What's Next For The Chevrolet Camaro? Is An SUV Or EV The Next Logical Step?
What does it mean today when a car is canceled? In an era where old-school nameplates are being recycled on a regular basis (witness the recent disinterment of the Acura Integra and the Honda Prelude), it seems like nothing stays dead for long—or at least, not long enough to slip completely from the automotive consciousness.
That being said, even with the prospect of re-animation on the table, the "pet sematary" of the modern market means there’s no guarantee that a vehicle’s comeback matches the spirit of what it was before. Automotive revivals can strike off in unusual directions, testing customer loyalties and confusing even the most diehard brand fans.
When it was announced that 2024 would be the Chevrolet Camaro’s final model year, it was déjà vu for muscle car enthusiasts of a certain age who had lived through the fourth-generation F-body’s cancellation in 2002.
When the coupe and convertible returned in 2010, it brought with it a retro styling flavor that played well for the first few years, but which was watered down by the time the sixth-generation model bowed in 2016. The most recent Camaro had difficulty meeting sales targets, and paled compared to the units moved by rivals like the Ford Mustang and the Dodge Challenger.
Chevrolet has announced that “this is not the end” for the Camaro, hinting that the future will see the automaker revisiting its once-popular badge. Given that the Bowtie is so invested in the Camaro name across its motorsports and performance divisions (it is the face of the brand in NASCAR, for example), it’s reasonable to expect that any new version of the car would continue the same go-fast tradition.
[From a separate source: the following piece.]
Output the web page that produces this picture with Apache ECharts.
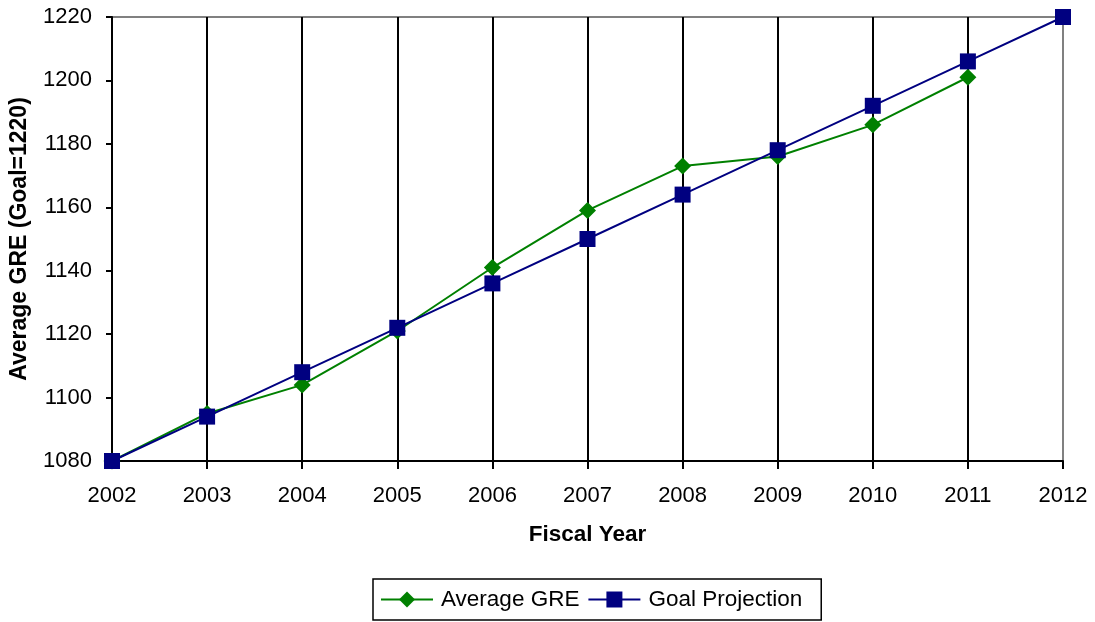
<!DOCTYPE html>
<html>
<head>
<meta charset="utf-8">
<script src="https://cdn.jsdelivr.net/npm/echarts@6/dist/echarts.min.js"></script>
<style>html,body{margin:0;padding:0;background:#fff}#c{width:1095px;height:622px}</style>
</head>
<body>
<div id="c"></div>
<script>
const years = ['2002','2003','2004','2005','2006','2007','2008','2009','2010','2011','2012'];
const averageGRE = [1080,1095,1104,1121,1141,1159,1173,1176,1186,1201,null];
const goalProjection = [1080,1094,1108,1122,1136,1150,1164,1178,1192,1206,1220];
const yMin = 1080, yMax = 1220, yStep = 20;

const font = '"Liberation Sans", Arial, sans-serif';
const chart = echarts.init(document.getElementById('c'), null, {renderer:'canvas'});
const splitColors = years.map((y,i)=> i===years.length-1 ? '#808080' : '#000000');
chart.setOption({
  animation:false,
  textStyle:{fontFamily:font},
  grid:{left:112, right:32, top:17, bottom:161, outerBoundsMode:'none', containLabel:false,
        show:true, borderColor:'#808080', borderWidth:2, backgroundColor:'transparent'},
  xAxis:{
    type:'category', data:years, boundaryGap:false,
    name:'Fiscal Year', nameLocation:'middle', nameGap:62,
    nameTextStyle:{fontFamily:font, fontSize:22.5, fontWeight:'bold', color:'#000'},
    axisLine:{lineStyle:{color:'#000', width:2}},
    axisTick:{show:true, length:8, lineStyle:{color:'#000', width:2}},
    axisLabel:{fontFamily:font, fontSize:22, color:'#000', margin:24},
    splitLine:{show:true, lineStyle:{color:splitColors, width:2}}
  },
  yAxis:{
    type:'value', min:yMin, max:yMax, interval:yStep,
    name:'Average GRE (Goal=1220)', nameLocation:'middle', nameGap:81,
    nameTextStyle:{fontFamily:font, fontSize:23, fontWeight:'bold', color:'#000'},
    axisLine:{show:true, lineStyle:{color:'#000', width:2}},
    axisTick:{show:true, length:6, lineStyle:{color:'#000', width:2}},
    axisLabel:{fontFamily:font, fontSize:22, color:'#000', margin:20, formatter:v=>String(v)},
    splitLine:{show:false}
  },
  legend:{
    left:373, top:579, padding:[9,19,9,7],
    borderColor:'#000', borderWidth:1.5, itemWidth:52, itemHeight:20, itemGap:8,
    textStyle:{fontFamily:font, fontSize:22.5, color:'#000', padding:[0,0,0,3]},
    data:['Average GRE','Goal Projection']
  },
  series:[
    {name:'Average GRE', type:'line', data:averageGRE, symbol:'diamond', symbolSize:17,
     itemStyle:{color:'#008000'}, lineStyle:{color:'#008000', width:2}, z:3},
    {name:'Goal Projection', type:'line', data:goalProjection, symbol:'rect', symbolSize:16,
     itemStyle:{color:'#000080'}, lineStyle:{color:'#000080', width:2}, z:4}
  ]
});
</script>
</body>
</html>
Whether or not it is a V8-packing, rear-wheel smoking template that has thus far defined it is a lot less certain.
Electrification Felt Like A Lock—Until It Didn’t
General Motors has made a lot of noise over the past few years about its Ultium EV platform, which promised better performance, longer range, and a long list of new vehicles motivated exclusively by battery power.
That strategy, which seemed set in stone last year, has quite publicly fallen apart over the course of the past six months. Whereas the forecast once called for cheery profit increases on electric vehicles that had so far been a cost sink for a company dumping billions of dollars into research and development, problems with battery suppliers dramatically cut production of electric automobiles to the point where the majority of GM’s projected new models no longer have firm on-sale dates. Combined with the financial losses suffered by the company during the recent UAW strike as well as a perceived slowing of demand for electric vehicles from customers, the General has clawed back its EV roll-out, in addition to canceling its plans to partner with Honda to produce more affordable electrics.
Before all of this chaos, an EV Camaro seemed like a safe bet, and a solid way for Chevrolet to leverage its heritage while pursuing a brand new market for its performance offerings (similar to how Ford positioned the Mustang Mach-E). It feels difficult to make any statements about the car’s potential battery-powered future given current conditions surrounding Ultium. That being said, electrification of some kind, along the lines of a hybrid or plug-in, feels like a potential route if Ultium production continues to drag its feet. Alternatively, GM may decide to wait until its EV platform plans are properly sorted before dusting off the Camaro badge. After all, it did take almost a decade for the model to re-appear the last time it was eliminated from showrooms.
Sport-Utility With A Mullet?
The mention of the Mustang Mach-E brings up the elephant in the room: the likelihood that any new Camaro would come back as a sport-utility vehicle rather than a coupe.
Although Dodge has seemingly committed to continuing to produce the Charger (and perhaps the Challenger) as an “EV muscle car,” Ford’s Mach-E SUV strategy has been successful enough for GM to use as a model for its Camaro resurrection. Unlike the folks at Mopar, Chevrolet hasn’t enjoyed Challenger-levels of success in terms of sales, which makes it less likely to continue to explore an exclusively two-door body style when so many shoppers have become enamored of tall-riding crossovers.
Ultium’s flexibility (it can be configured for front-wheel, rear-wheel, and all-wheel drive layouts) is another plus in the Camaro SUV column, as it would provide several different performance profiles for potential buyers to choose from (similar to the original plans for the Blazer SS EV).
We Could Be Waiting A Long Time
The presence of a Camaro SUV in a future Chevrolet line-up feels assured. There’s simply too much money left on the table should GM ignore the combination of the country’s most popular body style and one of the brand’s most recognizable names.
Whether a family-friendly Camaro would be the only vehicle with the badge is less certain. If Ultium can overcome its production woes, there’s enough leeway for multiple Camaro models to complement each other, including a potential coupe. A two-door Camaro replacement might come with a hatch, it’s true, but it at the very least it will differentiate itself from its larger sibling.
Amidst the uncertainty, one thing is certainly true: the days of an all-gas Camaro tearing up the tarmac are likely over. It simply doesn’t make sense for GM to invest resources in developing a low-volume platform that relies on older tech engines that will increasingly struggle to meet fuel economy and emissions regulations moving forward (and which can’t be sold in markets out side of America).